[START OF Dataset excerpt]

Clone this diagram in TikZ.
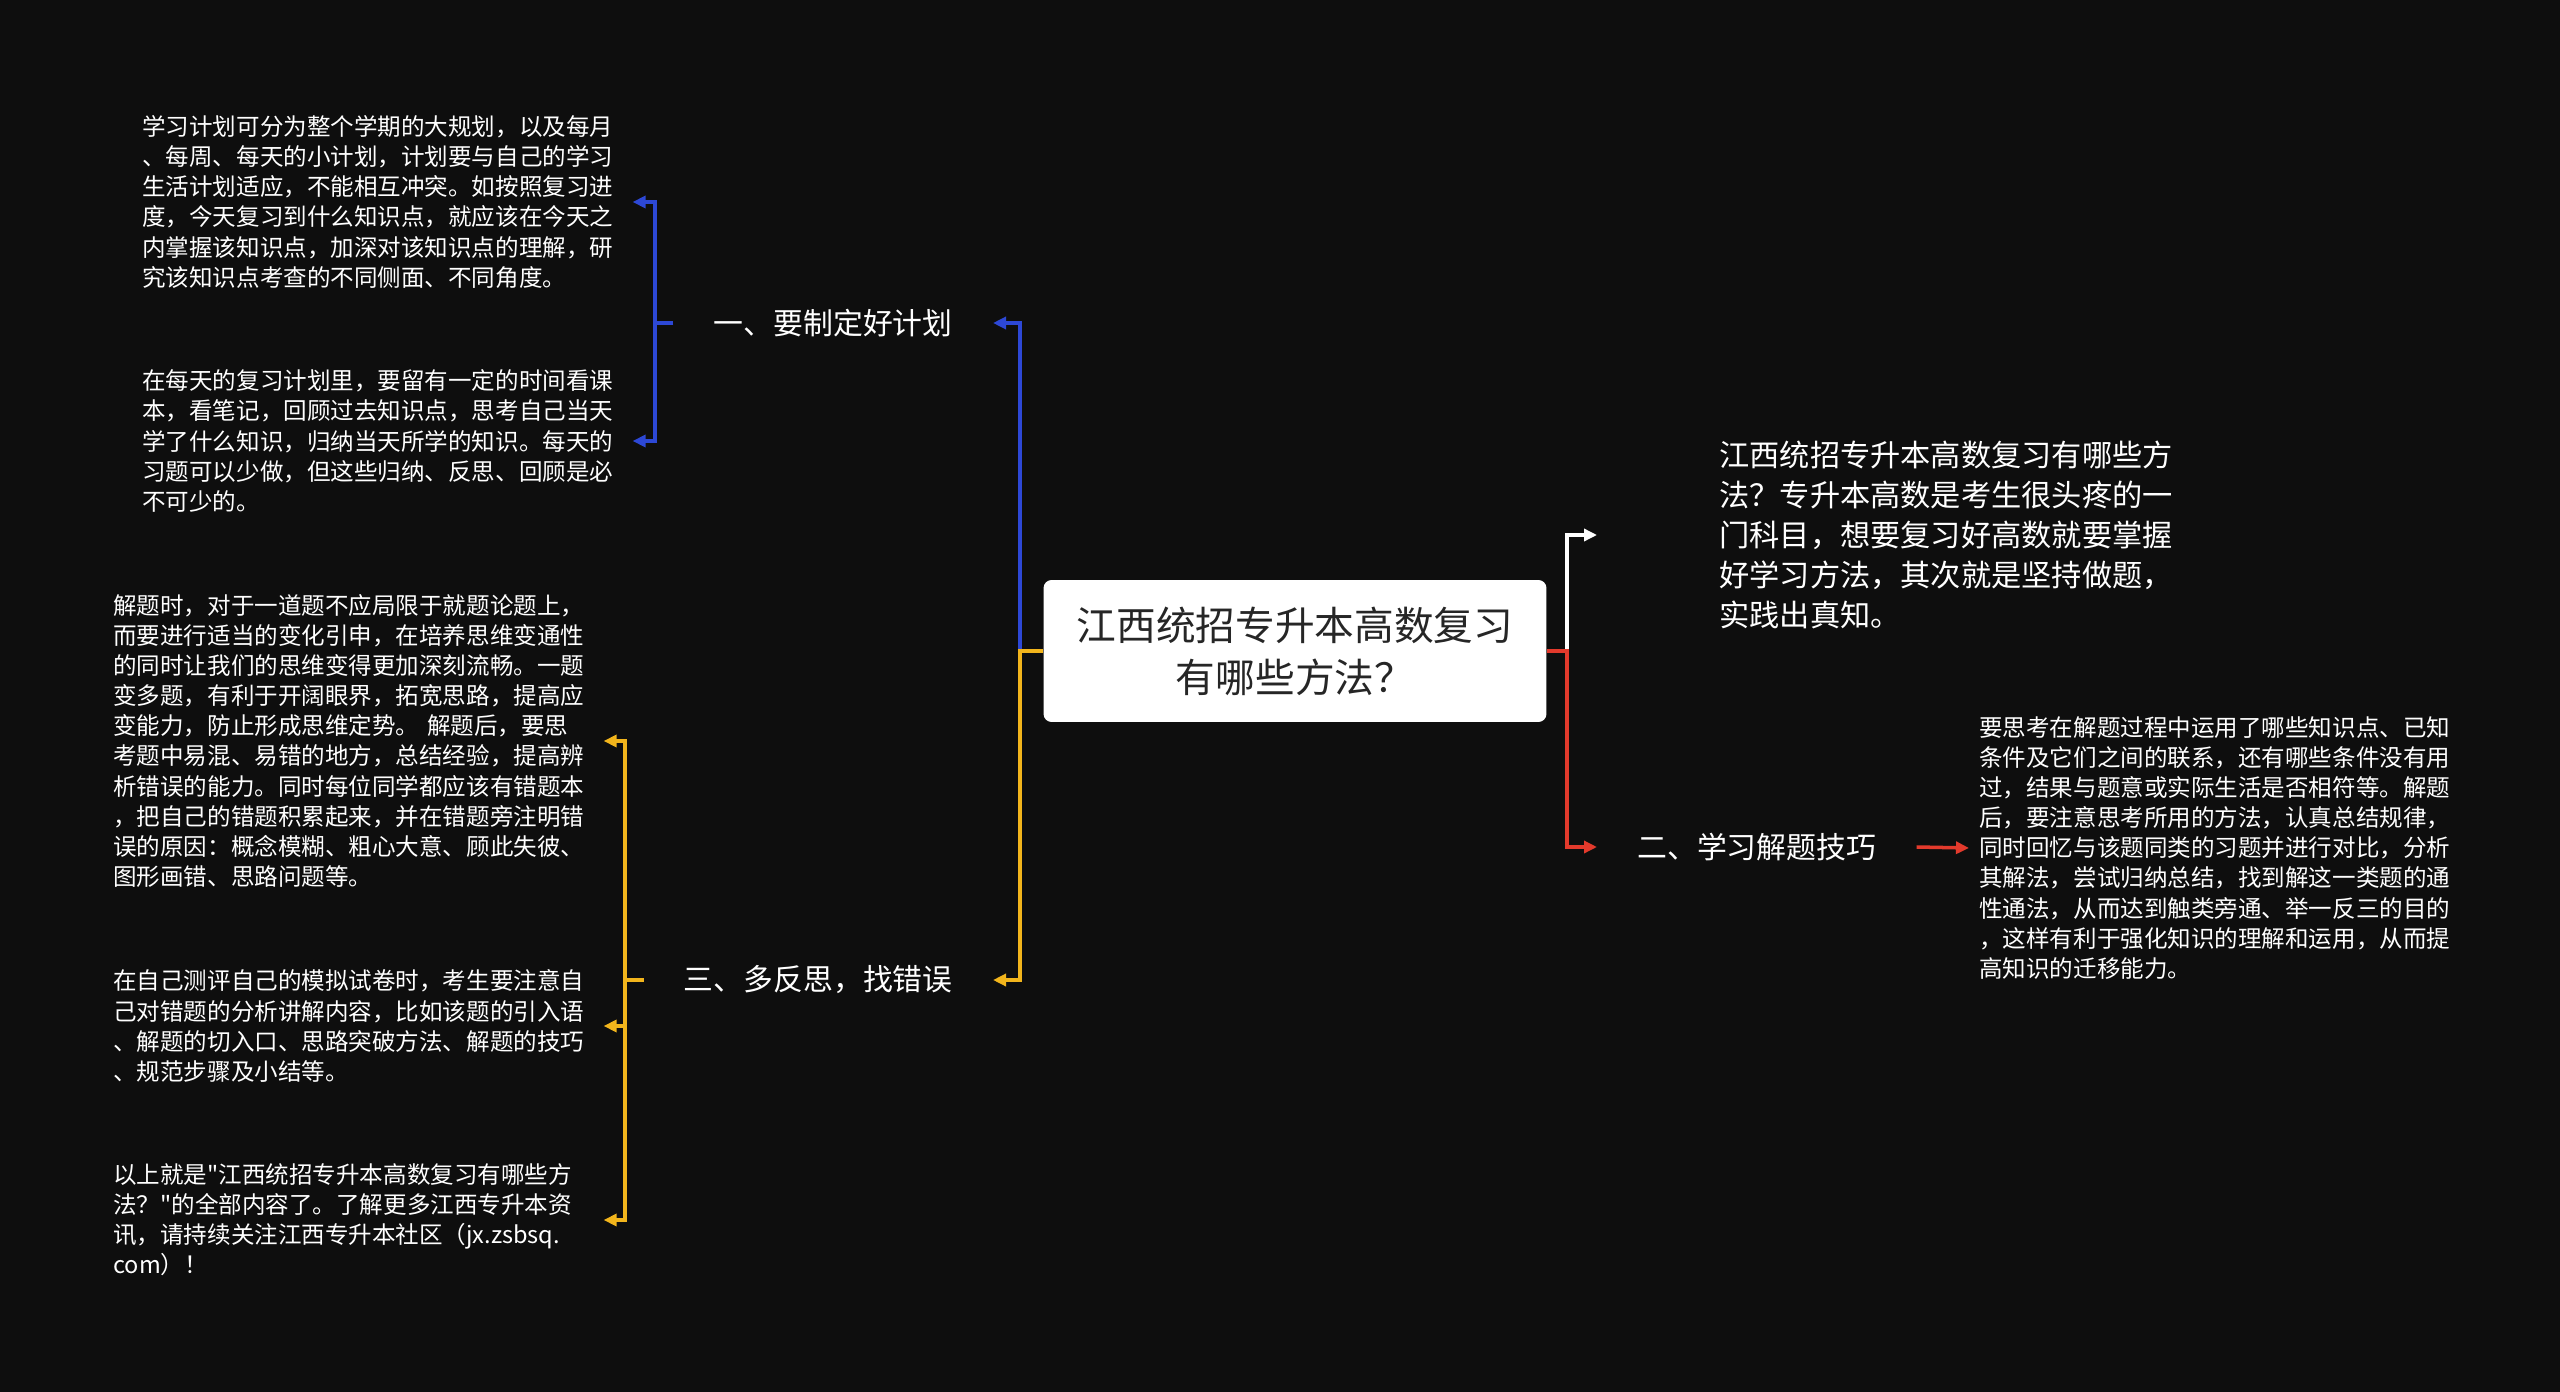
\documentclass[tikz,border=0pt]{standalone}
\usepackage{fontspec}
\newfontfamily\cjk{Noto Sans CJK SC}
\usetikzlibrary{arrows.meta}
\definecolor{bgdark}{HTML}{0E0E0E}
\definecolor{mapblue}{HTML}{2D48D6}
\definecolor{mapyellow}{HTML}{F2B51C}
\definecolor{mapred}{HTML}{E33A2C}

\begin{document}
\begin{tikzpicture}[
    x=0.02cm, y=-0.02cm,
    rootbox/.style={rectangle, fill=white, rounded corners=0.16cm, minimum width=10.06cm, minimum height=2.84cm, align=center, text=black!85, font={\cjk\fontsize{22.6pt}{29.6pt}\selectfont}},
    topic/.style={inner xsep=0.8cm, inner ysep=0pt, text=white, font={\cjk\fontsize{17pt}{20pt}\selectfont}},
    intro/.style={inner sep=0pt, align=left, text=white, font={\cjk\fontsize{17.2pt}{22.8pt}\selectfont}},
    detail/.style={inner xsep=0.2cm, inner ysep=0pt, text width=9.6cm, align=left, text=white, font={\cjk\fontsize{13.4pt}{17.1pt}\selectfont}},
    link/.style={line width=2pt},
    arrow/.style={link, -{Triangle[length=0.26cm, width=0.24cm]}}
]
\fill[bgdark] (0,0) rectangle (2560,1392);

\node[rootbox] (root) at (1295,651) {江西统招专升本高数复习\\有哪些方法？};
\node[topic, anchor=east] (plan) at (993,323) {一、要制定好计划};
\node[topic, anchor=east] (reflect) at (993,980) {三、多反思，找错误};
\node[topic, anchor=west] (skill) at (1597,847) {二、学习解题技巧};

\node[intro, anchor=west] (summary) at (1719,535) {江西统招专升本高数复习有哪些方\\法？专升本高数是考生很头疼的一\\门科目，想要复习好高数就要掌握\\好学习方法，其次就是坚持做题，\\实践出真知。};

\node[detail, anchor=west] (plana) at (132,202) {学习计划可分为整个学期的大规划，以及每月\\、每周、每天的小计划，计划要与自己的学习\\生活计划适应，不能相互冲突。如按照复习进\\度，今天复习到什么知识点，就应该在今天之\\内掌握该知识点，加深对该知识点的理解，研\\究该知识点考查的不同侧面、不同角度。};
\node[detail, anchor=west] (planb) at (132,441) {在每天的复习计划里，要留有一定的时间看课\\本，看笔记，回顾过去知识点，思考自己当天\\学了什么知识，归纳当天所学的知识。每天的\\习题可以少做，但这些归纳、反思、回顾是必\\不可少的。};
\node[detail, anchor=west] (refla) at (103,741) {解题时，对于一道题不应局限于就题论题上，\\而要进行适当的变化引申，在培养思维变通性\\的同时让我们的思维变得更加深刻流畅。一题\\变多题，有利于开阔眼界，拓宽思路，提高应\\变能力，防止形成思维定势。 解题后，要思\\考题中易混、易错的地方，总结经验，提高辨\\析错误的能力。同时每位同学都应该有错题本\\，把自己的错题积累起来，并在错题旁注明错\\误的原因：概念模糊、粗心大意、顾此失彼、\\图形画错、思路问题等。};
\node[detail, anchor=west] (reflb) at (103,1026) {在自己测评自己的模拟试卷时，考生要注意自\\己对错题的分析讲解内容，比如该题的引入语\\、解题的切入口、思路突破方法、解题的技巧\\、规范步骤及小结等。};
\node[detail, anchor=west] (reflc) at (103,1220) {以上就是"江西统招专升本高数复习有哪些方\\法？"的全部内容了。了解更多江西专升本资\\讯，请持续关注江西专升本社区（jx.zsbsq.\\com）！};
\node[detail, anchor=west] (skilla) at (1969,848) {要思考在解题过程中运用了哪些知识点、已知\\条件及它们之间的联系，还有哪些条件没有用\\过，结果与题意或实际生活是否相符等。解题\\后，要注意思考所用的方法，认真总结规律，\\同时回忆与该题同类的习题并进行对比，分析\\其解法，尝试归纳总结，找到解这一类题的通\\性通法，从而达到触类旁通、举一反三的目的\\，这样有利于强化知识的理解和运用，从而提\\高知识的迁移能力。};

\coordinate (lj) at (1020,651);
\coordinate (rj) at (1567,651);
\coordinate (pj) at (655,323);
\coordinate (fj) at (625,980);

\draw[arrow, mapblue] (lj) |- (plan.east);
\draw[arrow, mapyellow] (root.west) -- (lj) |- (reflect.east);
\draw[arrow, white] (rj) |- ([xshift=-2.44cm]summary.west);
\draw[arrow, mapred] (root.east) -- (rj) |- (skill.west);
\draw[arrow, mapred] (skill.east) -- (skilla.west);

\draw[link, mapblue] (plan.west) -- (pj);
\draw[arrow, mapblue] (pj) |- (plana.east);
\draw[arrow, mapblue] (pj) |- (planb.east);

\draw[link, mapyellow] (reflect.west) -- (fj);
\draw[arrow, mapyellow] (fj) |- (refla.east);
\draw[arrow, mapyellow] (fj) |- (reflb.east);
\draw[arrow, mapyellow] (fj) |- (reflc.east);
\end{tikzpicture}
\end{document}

[END OF Dataset excerpt]

▸ What to produce: Pictures are excluded; copy all other data exactly as shown.

▸ Task output:
Clone this diagram in TikZ.
\documentclass[tikz,border=0pt]{standalone}
\usepackage{fontspec}
\newfontfamily\cjk{Noto Sans CJK SC}
\usetikzlibrary{arrows.meta}
\definecolor{bgdark}{HTML}{0E0E0E}
\definecolor{mapblue}{HTML}{2D48D6}
\definecolor{mapyellow}{HTML}{F2B51C}
\definecolor{mapred}{HTML}{E33A2C}

\begin{document}
\begin{tikzpicture}[
    x=0.02cm, y=-0.02cm,
    rootbox/.style={rectangle, fill=white, rounded corners=0.16cm, minimum width=10.06cm, minimum height=2.84cm, align=center, text=black!85, font={\cjk\fontsize{22.6pt}{29.6pt}\selectfont}},
    topic/.style={inner xsep=0.8cm, inner ysep=0pt, text=white, font={\cjk\fontsize{17pt}{20pt}\selectfont}},
    intro/.style={inner sep=0pt, align=left, text=white, font={\cjk\fontsize{17.2pt}{22.8pt}\selectfont}},
    detail/.style={inner xsep=0.2cm, inner ysep=0pt, text width=9.6cm, align=left, text=white, font={\cjk\fontsize{13.4pt}{17.1pt}\selectfont}},
    link/.style={line width=2pt},
    arrow/.style={link, -{Triangle[length=0.26cm, width=0.24cm]}}
]
\fill[bgdark] (0,0) rectangle (2560,1392);

\node[rootbox] (root) at (1295,651) {江西统招专升本高数复习\\有哪些方法？};
\node[topic, anchor=east] (plan) at (993,323) {一、要制定好计划};
\node[topic, anchor=east] (reflect) at (993,980) {三、多反思，找错误};
\node[topic, anchor=west] (skill) at (1597,847) {二、学习解题技巧};

\node[intro, anchor=west] (summary) at (1719,535) {江西统招专升本高数复习有哪些方\\法？专升本高数是考生很头疼的一\\门科目，想要复习好高数就要掌握\\好学习方法，其次就是坚持做题，\\实践出真知。};

\node[detail, anchor=west] (plana) at (132,202) {学习计划可分为整个学期的大规划，以及每月\\、每周、每天的小计划，计划要与自己的学习\\生活计划适应，不能相互冲突。如按照复习进\\度，今天复习到什么知识点，就应该在今天之\\内掌握该知识点，加深对该知识点的理解，研\\究该知识点考查的不同侧面、不同角度。};
\node[detail, anchor=west] (planb) at (132,441) {在每天的复习计划里，要留有一定的时间看课\\本，看笔记，回顾过去知识点，思考自己当天\\学了什么知识，归纳当天所学的知识。每天的\\习题可以少做，但这些归纳、反思、回顾是必\\不可少的。};
\node[detail, anchor=west] (refla) at (103,741) {解题时，对于一道题不应局限于就题论题上，\\而要进行适当的变化引申，在培养思维变通性\\的同时让我们的思维变得更加深刻流畅。一题\\变多题，有利于开阔眼界，拓宽思路，提高应\\变能力，防止形成思维定势。 解题后，要思\\考题中易混、易错的地方，总结经验，提高辨\\析错误的能力。同时每位同学都应该有错题本\\，把自己的错题积累起来，并在错题旁注明错\\误的原因：概念模糊、粗心大意、顾此失彼、\\图形画错、思路问题等。};
\node[detail, anchor=west] (reflb) at (103,1026) {在自己测评自己的模拟试卷时，考生要注意自\\己对错题的分析讲解内容，比如该题的引入语\\、解题的切入口、思路突破方法、解题的技巧\\、规范步骤及小结等。};
\node[detail, anchor=west] (reflc) at (103,1220) {以上就是"江西统招专升本高数复习有哪些方\\法？"的全部内容了。了解更多江西专升本资\\讯，请持续关注江西专升本社区（jx.zsbsq.\\com）！};
\node[detail, anchor=west] (skilla) at (1969,848) {要思考在解题过程中运用了哪些知识点、已知\\条件及它们之间的联系，还有哪些条件没有用\\过，结果与题意或实际生活是否相符等。解题\\后，要注意思考所用的方法，认真总结规律，\\同时回忆与该题同类的习题并进行对比，分析\\其解法，尝试归纳总结，找到解这一类题的通\\性通法，从而达到触类旁通、举一反三的目的\\，这样有利于强化知识的理解和运用，从而提\\高知识的迁移能力。};

\coordinate (lj) at (1020,651);
\coordinate (rj) at (1567,651);
\coordinate (pj) at (655,323);
\coordinate (fj) at (625,980);

\draw[arrow, mapblue] (lj) |- (plan.east);
\draw[arrow, mapyellow] (root.west) -- (lj) |- (reflect.east);
\draw[arrow, white] (rj) |- ([xshift=-2.44cm]summary.west);
\draw[arrow, mapred] (root.east) -- (rj) |- (skill.west);
\draw[arrow, mapred] (skill.east) -- (skilla.west);

\draw[link, mapblue] (plan.west) -- (pj);
\draw[arrow, mapblue] (pj) |- (plana.east);
\draw[arrow, mapblue] (pj) |- (planb.east);

\draw[link, mapyellow] (reflect.west) -- (fj);
\draw[arrow, mapyellow] (fj) |- (refla.east);
\draw[arrow, mapyellow] (fj) |- (reflb.east);
\draw[arrow, mapyellow] (fj) |- (reflc.east);
\end{tikzpicture}
\end{document}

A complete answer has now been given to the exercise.